As the Buyer, if I want the Seller to carry a large note it’s my job is to earn their trust and make a relevant and appealing case as to why. This might be through industry experience, finding a business that has a road block which would inhibit other buyers or traditional financing, or it can even be as simple as them receiving interest payments rather than a bank. Maybe I have growth plans or am building a rollup that there is a compelling case for rollover equity. Maybe I only make rollover equity an option if they’ll carry a larger note.

The biggest part of achieving a high seller note though, typically comes down to the Buyer archetype, which means it comes down to your qualifying criteria. Old school owners, someone who has extracted enough value from the business that it’s more about time freedom or legacy than money, or someone who understands the tax implications.
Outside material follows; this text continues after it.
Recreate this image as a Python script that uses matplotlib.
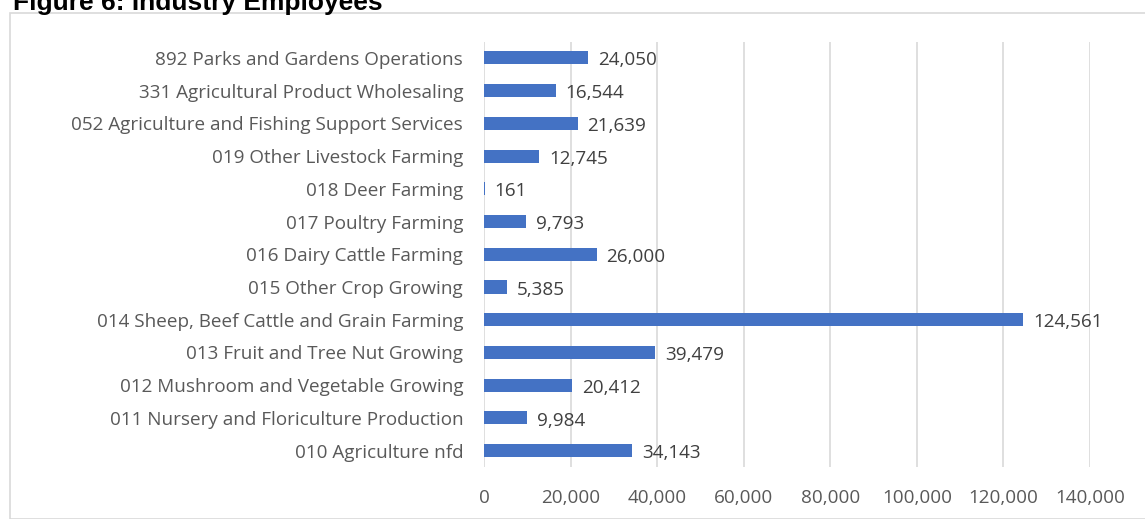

There are hundreds of reasons why someone will take a large seller note, message me and we can connect in more depth.
commentor profile
Reply by a professional
from University of Virginia in Holmes, NY 12531, USA
Thanks, ^redacted‌ and excellent points from Brad, above. I think you *mostly* answer your own question. If a seller is in a position to get its desired purchase price entirely in cash at closing, and isn't concerned with any effort to defer some of the taxes, I think you're hard pressed to find an objective, financial-based motivation for providing seller financing. I would say that in this space, you don't want to discount the "emotional" rationales (even if your job is to raise questions about such rationales). I've seen sellers who thought it was compelling to throw in some seller financing in order to get their particular desired buyer, which couldn't do all cash as other bidders could. Once or twice I've seen sellers view it as a mechanism of keeping a hand in the biz (though here, for sure, I think there are better ways). And ultimately, there's the market mechanism to consider. In a frothy buyers' market, seller financing can well become near-standard and it's hard to move off it regardless of the quality of the business. Good post, it's a legit question.